Foreste earned straight A’s in high school while juggling an international ski racing schedule but was “in shock” at the amount of work it takes to be a student-athlete at Dartmouth, she says.
“When I look back, I had so much free time on the U.S. Ski Team — I wonder what I did with it all?” she says with a laugh. Gone are the days of simply taking care of all her personal training needs. The packed schedule, however, eliminates overanalysis and assures full attention to the task at hand. “I’m so hungry to train,” she says, “and when I do, it’s focused and energized.” After training, she shifts immediately back to her studies; she maintained a 3.5-plus GPA above 3.5 in her rookie season.
Despite the hectic pace, Foreste found the atmosphere on the Dartmouth Ski Team to be a “breath of fresh air,” she says. “Being on a big team where everyone wants you to succeed is a very different vibe.“
Her parents noticed a difference, too. “Having a more balanced life at school may help her excel,” says Dick, adding, “now there is more to celebrate.”
Whether Foreste can maintain her fire and continue improving through college will depend on many factors, including finding independent, high-level training opportunities; last summer she joined other collegiate skiers training at Treble Cone Racing Academy in New Zealand.
As of now, women’s collegiate skiing is in a chicken-and-egg scenario. The level of skiing isn’t high enough to warrant a hybrid program like the N-UNI Team, but women who could boost the level are reluctant to go to college without the blessing of a national team that supports their development in college.

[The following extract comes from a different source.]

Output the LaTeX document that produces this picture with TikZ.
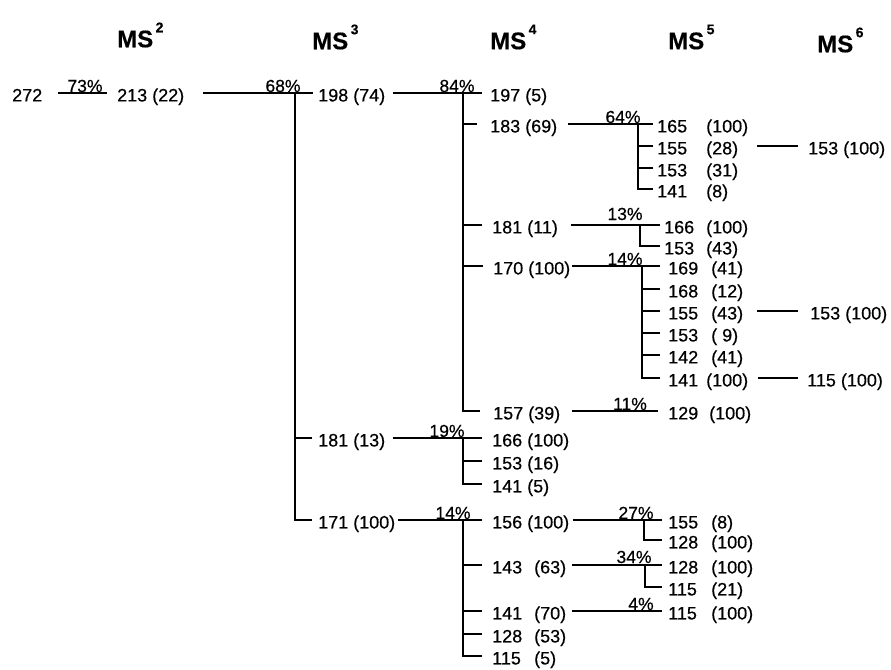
\documentclass[tikz,border=0pt]{standalone}
\usepackage{fontspec}
\setmainfont{Liberation Sans}[FakeBold=0.5]
\newcommand\nb[3]{\makebox[#1][l]{#2}#3}
\newcommand\hd[1]{MS\hspace{2.5pt}\raisebox{15pt}{\fontsize{14}{14}\selectfont #1}}
\begin{document}
\begin{tikzpicture}[x=1pt,y=-1pt,
  lbl/.style={anchor=west, inner sep=0pt, text height=12.9pt, text depth=0pt, font=\fontsize{18}{18}\selectfont},
  pct/.style={anchor=base, inner sep=0pt, font=\fontsize{17.5}{17.5}\selectfont},
  hdr/.style={anchor=west, inner sep=0pt, font=\fontsize{24}{24}\selectfont\bfseries},
  ln/.style={line width=1.2pt},
  thk/.style={line width=2pt},
  vln/.style={line width=1.1pt}]
\useasboundingbox (0,0) rectangle (891,669);

% headers
\node[hdr] (h2) at (117,35) {\hd{2}};
\node[hdr] (h3) at (312,37) {\hd{3}};
\node[hdr] (h4) at (490,37) {\hd{4}};
\node[hdr] (h5) at (668,37) {\hd{5}};
\node[hdr] (h6) at (817,40) {\hd{6}};

% ions
\node[lbl] (n272) at (12,95) {272};
\node[lbl] (n213) at (117,95) {213 (22)};
\node[lbl] (n198) at (318,95) {198 (74)};
\node[lbl] (n197) at (490,95) {197 (5)};
\node[lbl] (n183) at (490,126) {183 (69)};
\node[lbl] (n165) at (657,126) {\nb{49pt}{165}{(100)}};
\node[lbl] (n155a) at (657,148) {\nb{49pt}{155}{(28)}};
\node[lbl] (n153t) at (808,148) {153 (100)};
\node[lbl] (n153a) at (657,170) {\nb{49pt}{153}{(31)}};
\node[lbl] (n141a) at (657,191) {\nb{49pt}{141}{(8)}};
\node[lbl] (n181a) at (492,227) {181 (11)};
\node[lbl] (n166a) at (664,227) {\nb{42pt}{166}{(100)}};
\node[lbl] (n153b) at (664,248) {\nb{42pt}{153}{(43)}};
\node[lbl] (n170) at (493,268) {170 (100)};
\node[lbl] (n169) at (668,268) {\nb{43pt}{169}{(41)}};
\node[lbl] (n168) at (668,291) {\nb{43pt}{168}{(12)}};
\node[lbl] (n155b) at (668,313) {\nb{43pt}{155}{(43)}};
\node[lbl] (n153m) at (810,313) {153 (100)};
\node[lbl] (n153c) at (668,335) {\nb{43pt}{153}{(\hspace{5pt}9)}};
\node[lbl] (n142) at (668,357) {\nb{43pt}{142}{(41)}};
\node[lbl] (n141b) at (668,380) {\nb{38pt}{141}{(100)}};
\node[lbl] (n115t) at (807,380) {115 (100)};
\node[lbl] (n157) at (493,413) {157 (39)};
\node[lbl] (n129) at (668,413) {\nb{41pt}{129}{(100)}};
\node[lbl] (n181b) at (318,440) {181 (13)};
\node[lbl] (n166b) at (492,440) {166 (100)};
\node[lbl] (n153d) at (492,463) {153 (16)};
\node[lbl] (n141d) at (492,486) {141 (5)};
\node[lbl] (n171) at (318,522) {171 (100)};
\node[lbl] (n156) at (492,522) {156 (100)};
\node[lbl] (n155c) at (668,522) {\nb{43pt}{155}{(8)}};
\node[lbl] (n128a) at (668,542) {\nb{43pt}{128}{(100)}};
\node[lbl] (n143) at (492,567) {\nb{42pt}{143}{(63)}};
\node[lbl] (n128b) at (668,567) {\nb{43pt}{128}{(100)}};
\node[lbl] (n115a) at (668,589) {\nb{43pt}{115}{(21)}};
\node[lbl] (n141e) at (492,613) {\nb{42pt}{141}{(70)}};
\node[lbl] (n115b) at (668,613) {\nb{43pt}{115}{(100)}};
\node[lbl] (n128c) at (492,636) {\nb{42pt}{128}{(53)}};
\node[lbl] (n115c) at (492,658) {\nb{42pt}{115}{(5)}};

% 73%
\draw[ln] ([xshift=16pt,yshift=2pt]n272.east) -- ([xshift=-10pt,yshift=2pt]n213.west);
\node[pct] (p73) at (85,92) {73\%};

% 68%
\draw[thk] ([xshift=19pt,yshift=2pt]n213.east) -- ([xshift=-5pt,yshift=2pt]n198.west);
\coordinate (v2) at (295,93);
\draw[vln] ([xshift=-6pt,yshift=2pt]n181b.west) -| (v2);
\draw[vln] ([xshift=-6pt,yshift=2pt]n171.west) -| (v2);
\node[pct] (p68) at (283,92) {68\%};

% 84%
\draw[ln] ([xshift=8pt,yshift=2pt]n198.east) -- ([xshift=-8pt,yshift=2pt]n197.west);
\coordinate (v3) at (463,93);
\draw[vln] ([xshift=-13pt,yshift=2pt]n183.west) -| (v3);
\draw[vln] ([xshift=-10pt,yshift=2pt]n181a.west) -| (v3);
\draw[vln] ([xshift=-10pt,yshift=2pt]n170.west) -| (v3);
\draw[vln] ([xshift=-13pt,yshift=2pt]n157.west) -| (v3);
\node[pct] (p84) at (457,92) {84\%};

% 64%
\draw[ln] ([xshift=11pt,yshift=2pt]n183.east) -- ([xshift=-4pt,yshift=2pt]n165.west);
\coordinate (v4a) at (638,124);
\draw[vln] ([xshift=-4pt,yshift=2pt]n155a.west) -| (v4a);
\draw[vln] ([xshift=-4pt,yshift=2pt]n153a.west) -| (v4a);
\draw[vln] ([xshift=-4pt,yshift=2pt]n141a.west) -| (v4a);
\node[pct] (p64) at (623,123) {64\%};
\draw[thk] ([xshift=19pt,yshift=2pt]n155a.east) -- ([xshift=-10pt,yshift=2pt]n153t.west);

% 13%
\draw[ln] ([xshift=13pt,yshift=2pt]n181a.east) -- ([xshift=-4pt,yshift=2pt]n166a.west);
\coordinate (v4b) at (640,225);
\draw[vln] ([xshift=-4pt,yshift=2pt]n153b.west) -| (v4b);
\node[pct] (p13) at (625,220) {13\%};

% 14% (170)
\draw[ln] ([xshift=2pt,yshift=2pt]n170.east) -- ([xshift=-8pt,yshift=2pt]n169.west);
\coordinate (v4c) at (642,266);
\draw[vln] ([xshift=-8pt,yshift=2pt]n168.west) -| (v4c);
\draw[vln] ([xshift=-8pt,yshift=2pt]n155b.west) -| (v4c);
\draw[vln] ([xshift=-8pt,yshift=2pt]n153c.west) -| (v4c);
\draw[vln] ([xshift=-8pt,yshift=2pt]n142.west) -| (v4c);
\draw[vln] ([xshift=-8pt,yshift=2pt]n141b.west) -| (v4c);
\node[pct] (p14a) at (625,265) {14\%};
\draw[ln] ([xshift=14pt,yshift=2pt]n155b.east) -- ([xshift=-12pt,yshift=2pt]n153m.west);
\draw[ln] ([xshift=10pt,yshift=2pt]n141b.east) -- ([xshift=-9pt,yshift=2pt]n115t.west);

% 11%
\draw[thk] ([xshift=12pt,yshift=2pt]n157.east) -- ([xshift=-10pt,yshift=2pt]n129.west);
\node[pct] (p11) at (630,410) {11\%};

% 19%
\draw[thk] ([xshift=8pt,yshift=2pt]n181b.east) -- ([xshift=-10pt,yshift=2pt]n166b.west);
\coordinate (v3b) at (463,438);
\draw[vln] ([xshift=-10pt,yshift=2pt]n153d.west) -| (v3b);
\draw[vln] ([xshift=-10pt,yshift=2pt]n141d.west) -| (v3b);
\node[pct] (p19) at (447,437) {19\%};

% 14% (171)
\draw[ln] ([xshift=3pt,yshift=2pt]n171.east) -- ([xshift=-10pt,yshift=2pt]n156.west);
\coordinate (v3c) at (463,520);
\draw[vln] ([xshift=-10pt,yshift=2pt]n143.west) -| (v3c);
\draw[vln] ([xshift=-10pt,yshift=2pt]n141e.west) -| (v3c);
\draw[vln] ([xshift=-10pt,yshift=2pt]n128c.west) -| (v3c);
\draw[vln] ([xshift=-10pt,yshift=2pt]n115c.west) -| (v3c);
\node[pct] (p14b) at (453,519) {14\%};

% 27%
\draw[ln] ([xshift=4pt,yshift=2pt]n156.east) -- ([xshift=-6pt,yshift=2pt]n155c.west);
\coordinate (v5a) at (644,520);
\draw[vln] ([xshift=-6pt,yshift=2pt]n128a.west) -| (v5a);
\node[pct] (p27) at (636,519) {27\%};

% 34%
\draw[thk] ([xshift=6pt,yshift=2pt]n143.east) -- ([xshift=-6pt,yshift=2pt]n128b.west);
\coordinate (v5b) at (645,565);
\draw[vln] ([xshift=-6pt,yshift=2pt]n115a.west) -| (v5b);
\node[pct] (p34) at (634,563) {34\%};

% 4%
\draw[thk] ([xshift=6pt,yshift=2pt]n141e.east) -- ([xshift=-6pt,yshift=2pt]n115b.west);
\node[pct] (p4) at (641,610) {4\%};
\end{tikzpicture}
\end{document}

“I want to graduate from Dartmouth, be an All-American,” says Foreste of her unchanged goals. “And I would give anything to win a team or individual NCAA title.”
While a year on the college circuit has broadened Foreste’s perspective and taken away some of the urgency about ski racing (she also sees big mountain freeskiing in her future), she’s not closing the door for a breakthrough. “For now,” says Foreste, “I’m taking it one year at a time.”
If that involves getting back on the U.S. Ski Team? “I would love it for her,” says Dick. “She would be able to go back with so much maturity.”